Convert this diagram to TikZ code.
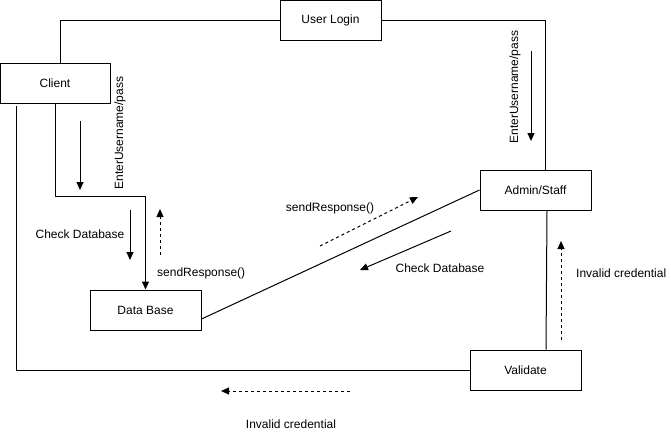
\documentclass[tikz,border=0pt]{standalone}
\usepackage{fontspec}
\setmainfont{Liberation Sans}
\usetikzlibrary{arrows.meta}
\begin{document}
\begin{tikzpicture}[x=1pt,y=-1pt,
  box/.style={draw,line width=1pt,minimum height=40pt,inner sep=0pt,font=\fontsize{12}{14}\selectfont},
  link/.style={line width=1pt},
  msg/.style={line width=1pt,-{Triangle[length=8pt,width=7pt]}},
  dmsg/.style={msg,dash pattern=on 3pt off 3pt},
  lbl/.style={font=\fontsize{12}{14}\selectfont,inner sep=0pt}]
\useasboundingbox (0,0) rectangle (671,440);

% objects
\node[box,minimum width=101pt] (login) at (330.5,20) {User Login};
\node[box,minimum width=110pt] (client) at (55,83) {Client};
\node[box,minimum width=111pt] (admin) at (535.5,190) {Admin/Staff};
\node[box,minimum width=111pt] (db) at (145.5,310) {Data Base};
\node[box,minimum width=111pt] (validate) at (525.5,370) {Validate};

% links between objects
\draw[link] ([xshift=5pt]client.north) |- (login.west);
\draw[link] (login.east) -| ([xshift=9.5pt]admin.north);
\draw[msg] (client.south) -- ++(0,93) -| (db.north);
\coordinate (cl) at (16,106);
\draw[link] (cl) |- (validate.west);
\draw[link] ([yshift=-9pt]db.east) -- (admin.west);
\draw[link] ([xshift=11.5pt]admin.south) -- ([xshift=20.5pt]validate.north);

% messages
\coordinate (m1a) at (80,121);  \coordinate (m1b) at (80,190);
\draw[msg] (m1a) -- (m1b);
\node[lbl,rotate=90] (m1t) at (120,133) {EnterUsername/pass};

\coordinate (m2a) at (531,51);  \coordinate (m2b) at (531,141);
\draw[msg] (m2a) -- (m2b);
\node[lbl,rotate=90] (m2t) at (515,87) {EnterUsername/pass};

\coordinate (m3a) at (130,210); \coordinate (m3b) at (130,260);
\draw[msg] (m3a) -- (m3b);
\node[lbl] (m3t) at (80,234) {Check Database};

\coordinate (m4a) at (160,255); \coordinate (m4b) at (160,209);
\draw[dmsg] (m4a) -- (m4b);
\node[lbl,anchor=west] (m4t) at (157,273) {sendResponse()};

\coordinate (m5a) at (320,246); \coordinate (m5b) at (418,197);
\draw[dmsg] (m5a) -- (m5b);
\node[lbl] (m5t) at (330,208) {sendResponse()};

\coordinate (m6a) at (451,231); \coordinate (m6b) at (360,270);
\draw[msg] (m6a) -- (m6b);
\node[lbl] (m6t) at (440,268) {Check Database};

\coordinate (m7a) at (561,340); \coordinate (m7b) at (561,241);
\draw[dmsg] (m7a) -- (m7b);
\node[lbl,anchor=west] (m7t) at (576,273) {Invalid credential};

\coordinate (m8a) at (350,391); \coordinate (m8b) at (221,391);
\draw[dmsg] (m8a) -- (m8b);
\node[lbl] (m8t) at (291,424) {Invalid credential};
\end{tikzpicture}
\end{document}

________________________________________

* Exercise goal *
Reproduce the full listing faithfully, but do not carry over any pictures.

* Output for this task *
Convert this diagram to TikZ code.
\documentclass[tikz,border=0pt]{standalone}
\usepackage{fontspec}
\setmainfont{Liberation Sans}
\usetikzlibrary{arrows.meta}
\begin{document}
\begin{tikzpicture}[x=1pt,y=-1pt,
  box/.style={draw,line width=1pt,minimum height=40pt,inner sep=0pt,font=\fontsize{12}{14}\selectfont},
  link/.style={line width=1pt},
  msg/.style={line width=1pt,-{Triangle[length=8pt,width=7pt]}},
  dmsg/.style={msg,dash pattern=on 3pt off 3pt},
  lbl/.style={font=\fontsize{12}{14}\selectfont,inner sep=0pt}]
\useasboundingbox (0,0) rectangle (671,440);

% objects
\node[box,minimum width=101pt] (login) at (330.5,20) {User Login};
\node[box,minimum width=110pt] (client) at (55,83) {Client};
\node[box,minimum width=111pt] (admin) at (535.5,190) {Admin/Staff};
\node[box,minimum width=111pt] (db) at (145.5,310) {Data Base};
\node[box,minimum width=111pt] (validate) at (525.5,370) {Validate};

% links between objects
\draw[link] ([xshift=5pt]client.north) |- (login.west);
\draw[link] (login.east) -| ([xshift=9.5pt]admin.north);
\draw[msg] (client.south) -- ++(0,93) -| (db.north);
\coordinate (cl) at (16,106);
\draw[link] (cl) |- (validate.west);
\draw[link] ([yshift=-9pt]db.east) -- (admin.west);
\draw[link] ([xshift=11.5pt]admin.south) -- ([xshift=20.5pt]validate.north);

% messages
\coordinate (m1a) at (80,121);  \coordinate (m1b) at (80,190);
\draw[msg] (m1a) -- (m1b);
\node[lbl,rotate=90] (m1t) at (120,133) {EnterUsername/pass};

\coordinate (m2a) at (531,51);  \coordinate (m2b) at (531,141);
\draw[msg] (m2a) -- (m2b);
\node[lbl,rotate=90] (m2t) at (515,87) {EnterUsername/pass};

\coordinate (m3a) at (130,210); \coordinate (m3b) at (130,260);
\draw[msg] (m3a) -- (m3b);
\node[lbl] (m3t) at (80,234) {Check Database};

\coordinate (m4a) at (160,255); \coordinate (m4b) at (160,209);
\draw[dmsg] (m4a) -- (m4b);
\node[lbl,anchor=west] (m4t) at (157,273) {sendResponse()};

\coordinate (m5a) at (320,246); \coordinate (m5b) at (418,197);
\draw[dmsg] (m5a) -- (m5b);
\node[lbl] (m5t) at (330,208) {sendResponse()};

\coordinate (m6a) at (451,231); \coordinate (m6b) at (360,270);
\draw[msg] (m6a) -- (m6b);
\node[lbl] (m6t) at (440,268) {Check Database};

\coordinate (m7a) at (561,340); \coordinate (m7b) at (561,241);
\draw[dmsg] (m7a) -- (m7b);
\node[lbl,anchor=west] (m7t) at (576,273) {Invalid credential};

\coordinate (m8a) at (350,391); \coordinate (m8b) at (221,391);
\draw[dmsg] (m8a) -- (m8b);
\node[lbl] (m8t) at (291,424) {Invalid credential};
\end{tikzpicture}
\end{document}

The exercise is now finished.